The wooded hiking trails just outside of town, pushing Evan’s stroller beside Prince and Duchess and breathing deep the thawing air of the now-blooming mountains; the grocery store, choosing the least-wilted head of lettuce by picking up every single one; watching pedestrians through her classroom window between periods, her chin resting in her hand as the middle-schoolers noisily take their seats; 6th floor of the hospital, just once every few weeks for treatments that plenty of people live to laugh about; on her bright purple beach towel, sprawled with a drunk smirk like when we visited California our first Spring Break together, wearing the aviator sunglasses she found in that frothy water; smiling in her favorite dress—the blue one with little flowers printed on it—at our first-date restaurant, which was torn down just last year; our bed, in a wheezing sleep, her cheekbones more apparent and her hair thinner, the color greyed and mousey; the driver’s seat of that rusted Chevy pick-up she drove until Evan was born, wearing those same aviators, no longer a joke, as she leans one arm out the open window and squints against the sun; the back porch of our first apartment, a beer in one hand and a cigarette in the other as she laughs her way through a joke while Prince and Duchess—puppies then—both look at her sideways; Evan’s nursery, watching him with sunken eyes as he naps despite Duchess’s constant low whine in Prince’s absence; everywhere, anywhere, until eventually, inevitably, her pale face over satin, that same blue dress and those dark eyelashes pulled together, her face fading behind endless flower arrangements and weepy relatives and refrigerated casseroles, waning from the bedroom and the nursery and the yard but also becoming more solid—somehow realer than before, the textures more vibrant, the colors truer than when we were together—on the golden beach, across the table at our restaurant, jogging the trails on the mountain with Prince at her side, while behind them dogwoods sprout pastel buds and bright wildflowers at their feet splash open in bloom.
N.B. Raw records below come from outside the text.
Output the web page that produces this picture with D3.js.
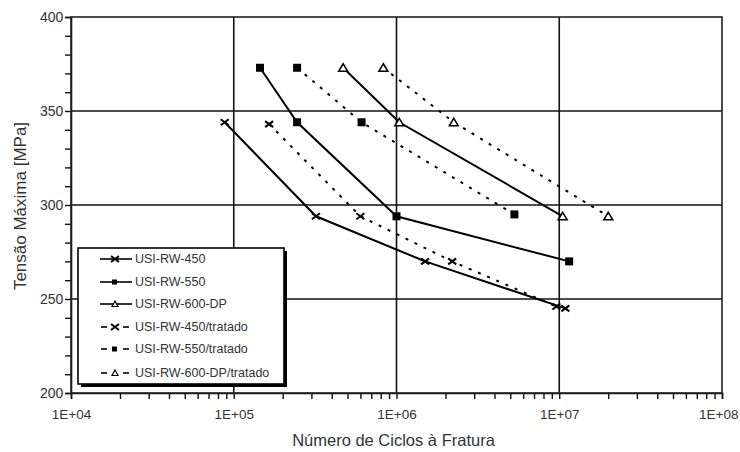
<!DOCTYPE html>
<html>
<head>
<meta charset="utf-8">
<script src="https://cdn.jsdelivr.net/npm/d3@7"></script>
<style>
  body { margin: 0; background: #fff; }
  text { font-family: "Liberation Sans", Arial, sans-serif; fill: #333; }
</style>
</head>
<body>
<div id="chart"></div>
<script>
(function(){
  var W = 740, H = 452;
  var margin = {left: 71, top: 17, right: 18, bottom: 59};
  var w = W - margin.left - margin.right, h = H - margin.top - margin.bottom;

  // dados
  var names = ["USI-RW-450", "USI-RW-550", "USI-RW-600-DP",
               "USI-RW-450/tratado", "USI-RW-550/tratado", "USI-RW-600-DP/tratado"];
  var markers = ["x", "square", "triangle", "x", "square", "triangle"];
  var dashed = [false, false, false, true, true, true];
  var cycles450 = [8.8e4, 3.2e5, 1.5e6, 1.09e7];
  var stress450 = [344, 294, 270, 245];
  var cycles550 = [1.45e5, 2.45e5, 1.0e6, 1.15e7];
  var stress550 = [373, 344, 294, 270];
  var cycles600 = [4.7e5, 1.04e6, 1.05e7];
  var stress600 = [373, 344, 294];
  var cycles450t = [1.65e5, 6.0e5, 2.2e6, 9.6e6];
  var stress450t = [343, 294, 270, 246];
  var cycles550t = [2.45e5, 6.1e5, 5.3e6];
  var stress550t = [373, 344, 295];
  var cycles600t = [8.3e5, 2.25e6, 2.0e7];
  var stress600t = [373, 344, 294];
  var xTicks = [1e4, 1e5, 1e6, 1e7, 1e8];
  var xTickLabels = ["1E+04", "1E+05", "1E+06", "1E+07", "1E+08"];
  var yTicks = [200, 250, 300, 350, 400];

  var allCycles = [cycles450, cycles550, cycles600, cycles450t, cycles550t, cycles600t];
  var allStress = [stress450, stress550, stress600, stress450t, stress550t, stress600t];

  var svg = d3.select("#chart").append("svg")
              .attr("width", W).attr("height", H);
  var g = svg.append("g").attr("transform", "translate(" + margin.left + "," + margin.top + ")");

  var x = d3.scaleLog().domain([1e4, 1e8]).range([0, w]);
  var y = d3.scaleLinear().domain([200, 400]).range([h, 0]);

  // grade
  g.selectAll(".gx").data(xTicks.slice(1, -1)).enter().append("line")
   .attr("x1", d => x(d)).attr("x2", d => x(d))
   .attr("y1", 0).attr("y2", h)
   .attr("stroke", "#111").attr("stroke-width", 1.6);
  g.selectAll(".gy").data(yTicks.slice(1, -1)).enter().append("line")
   .attr("x1", 0).attr("x2", w)
   .attr("y1", d => y(d)).attr("y2", d => y(d))
   .attr("stroke", "#111").attr("stroke-width", 1.6);

  // eixos
  var minorX = [];
  for (var e = 4; e < 8; e++) for (var k = 1; k < 10; k++) minorX.push(k * Math.pow(10, e));
  minorX.push(1e8);
  var xAxis = d3.axisBottom(x).tickValues(minorX).tickSize(6)
    .tickFormat(function(d){ var i = xTicks.indexOf(d); return i >= 0 ? xTickLabels[i] : ""; });
  var gx = g.append("g").attr("transform", "translate(0," + h + ")").call(xAxis);
  gx.selectAll("text").attr("dy", "1.25em").style("font-size", "13.5px").attr("fill", "#333");
  // último rótulo encostado na borda direita
  gx.selectAll("text").filter(d => d === 1e8).attr("text-anchor", "end").attr("x", 16);

  var minorY = d3.range(200, 401, 10);
  var yAxis = d3.axisLeft(y).tickValues(minorY).tickSize(6)
    .tickFormat(function(d){ return yTicks.indexOf(d) >= 0 ? d : ""; });
  var gy = g.append("g").call(yAxis);
  gy.selectAll("text").attr("dx", "0.1em").style("font-size", "14px").attr("fill", "#333");

  svg.selectAll(".domain").attr("stroke", "#111").attr("stroke-width", 1.6);
  svg.selectAll(".tick line").attr("stroke", "#111").attr("stroke-width", 1.4);

  // borda superior e direita
  g.append("rect").attr("width", w).attr("height", h)
   .attr("fill", "none").attr("stroke", "#222").attr("stroke-width", 1.6);

  // títulos
  svg.append("text").attr("x", margin.left + w / 2 - 3).attr("y", 446)
     .attr("text-anchor", "middle").style("font-size", "16.5px")
     .text("Número de Ciclos à Fratura");
  svg.append("text").attr("transform", "translate(26," + (margin.top + h / 2 + 1) + ") rotate(-90)")
     .attr("text-anchor", "middle").style("font-size", "17px")
     .text("Tensão Máxima [MPa]");

  function drawMarker(sel, type, cx, cy){
    if (type === "x") {
      sel.append("path").attr("d", "M" + (cx-4) + "," + (cy-3) + "L" + (cx+4) + "," + (cy+3) +
                                   "M" + (cx-4) + "," + (cy+3) + "L" + (cx+4) + "," + (cy-3))
         .attr("stroke", "#000").attr("stroke-width", 2).attr("fill", "none");
    } else if (type === "square") {
      sel.append("rect").attr("x", cx - 4).attr("y", cy - 4).attr("width", 8).attr("height", 8)
         .attr("fill", "#000");
    } else {
      sel.append("path").attr("d", "M" + cx + "," + (cy-4) + "L" + (cx+4.5) + "," + (cy+3.5) + "L" + (cx-4.5) + "," + (cy+3.5) + "Z")
         .attr("stroke", "#000").attr("stroke-width", 1.5).attr("fill", "#fff");
    }
  }

  var line = d3.line().x(d => x(d[0])).y(d => y(d[1]));

  allCycles.forEach(function(c, i){
    var pts = c.map(function(v, j){ return [v, allStress[i][j]]; });
    g.append("path").datum(pts).attr("d", line)
     .attr("fill", "none").attr("stroke", "#000").attr("stroke-width", 2)
     .attr("stroke-dasharray", dashed[i] ? "3,7" : null);
    var mg = g.append("g");
    pts.forEach(function(p){ drawMarker(mg, markers[i], x(p[0]), y(p[1])); });
  });

  // legenda
  var lg = svg.append("g").attr("transform", "translate(78,248)");
  lg.append("rect").attr("x", 3).attr("y", 3).attr("width", 206).attr("height", 136).attr("fill", "#000");
  lg.append("rect").attr("width", 206).attr("height", 136)
    .attr("fill", "#fff").attr("stroke", "#000").attr("stroke-width", 1.6);
  var rowY = [11, 34, 56, 79, 101, 125];
  names.forEach(function(n, i){
    var ry = rowY[i];
    if (dashed[i]) {
      lg.append("line").attr("x1", 23).attr("x2", 29).attr("y1", ry).attr("y2", ry)
        .attr("stroke", "#000").attr("stroke-width", 1.6);
      lg.append("line").attr("x1", 45).attr("x2", 51).attr("y1", ry).attr("y2", ry)
        .attr("stroke", "#000").attr("stroke-width", 1.6);
    } else {
      lg.append("line").attr("x1", 22).attr("x2", 54).attr("y1", ry).attr("y2", ry)
        .attr("stroke", "#000").attr("stroke-width", 1.6);
    }
    var sg = lg.append("g");
    if (markers[i] === "square") {
      sg.append("rect").attr("x", 34).attr("y", ry - 2.5).attr("width", 5).attr("height", 5).attr("fill", "#000");
    } else if (markers[i] === "x") {
      drawMarker(sg, "x", 37, ry);
    } else {
      sg.append("path").attr("d", "M37," + (ry-3) + "L40," + (ry+2.5) + "L34," + (ry+2.5) + "Z")
        .attr("stroke", "#000").attr("stroke-width", 1.2).attr("fill", "#fff");
    }
    lg.append("text").attr("x", 57).attr("y", ry).attr("dy", "0.35em")
      .style("font-size", "12.5px").text(n);
  });
})();
</script>
</body>
</html>
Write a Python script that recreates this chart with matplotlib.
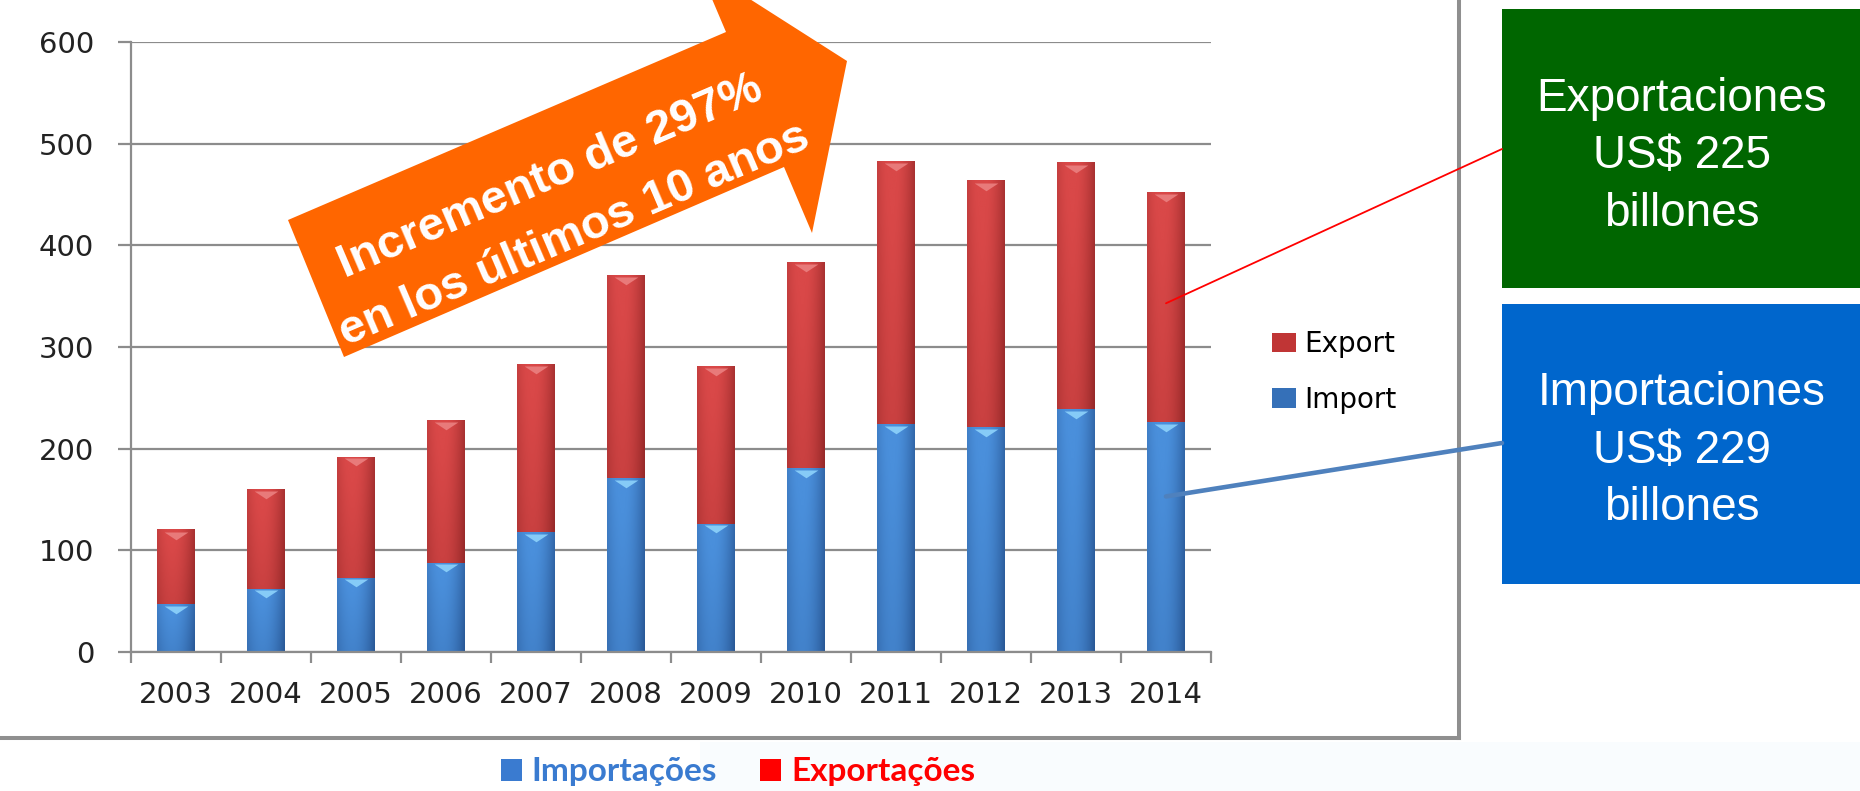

“Hunker down close to the Earth,”

Published in RED INK: International Journal of Indigenous Literature, Arts, & Humanities (Spring 2017).

Hunker down close to the Earth,

knees bent and thighs taut,
to speak without being heard:
she can catch your tired secrets,
she will keep and protect them,

bury them deep in her caves to sprout new life
like crystals gleaming on rough rock,
like blind salamanders in a dark puddle
long forgotten by the outside world.